Chris Ratcliffe/Bloomberg News
A.P. Moller-Maersk A/S, the owner of the world’s biggest container shipping line, is paying particular attention to noises coming from the U.S. that suggest the new administration is moving closer to a trade war with China.
U.S. President Donald Trump’s rejection of trade agreements with the rest of North America and Europe have done little to unsettle Maersk’s management. “But when the talks come to a potential trade war with China, we sit up and listen,” Soren Skou, the CEO of the Copenhagen-based company, said in an interview on Feb. 8. “That would have a very negative effect on our business.”
Maersk, which is trying to split off its energy operations in order to focus entirely on a transport division led by its container shipping line, saw its shares sink on Feb. 8 after reporting a full-year loss when analysts had predicted a profit. Though much of the result was due to one-time impairments, the projection for 2017 also disappointed some investors.

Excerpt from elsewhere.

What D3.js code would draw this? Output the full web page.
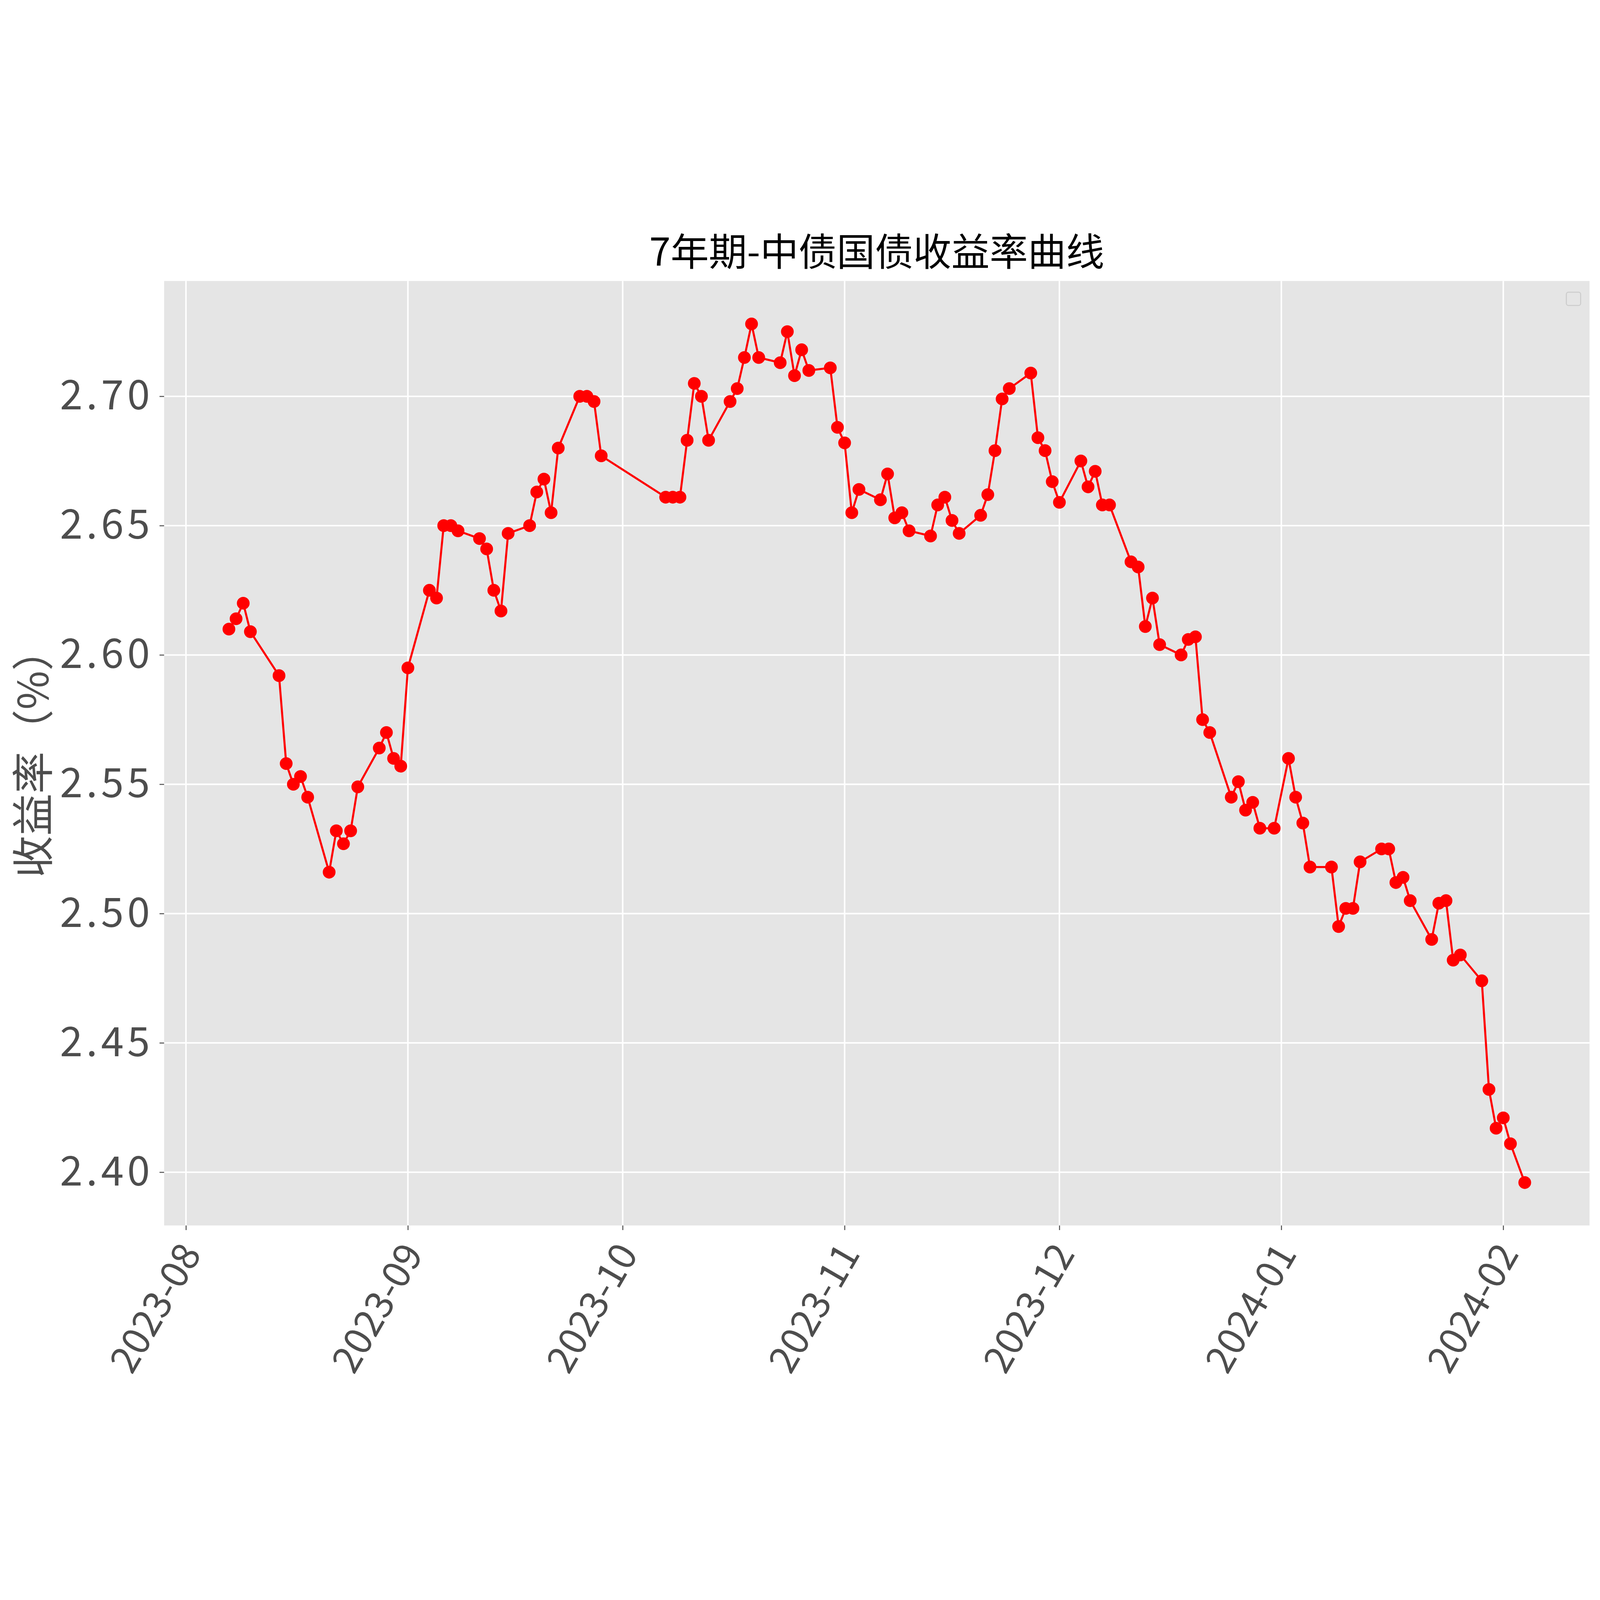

The company expects the global shipping market to grow about 2-4% this year, helping it increase its profit from freighting goods by at least $1 billion. But a full-fledged trade war between the U.S. and China could ultimately make a mockery of such forecasts. Trump’s rhetoric so far suggests he’s ready for battle, with accusations of currency manipulation being hurled at China.
Goldman Sachs analysts estimate that if Trump were to impose tariffs against China of up to 10%, the country’s exports to the U.S. would fall by as much as 25%. That could erode China’s economic growth by as much as 1 percentage point.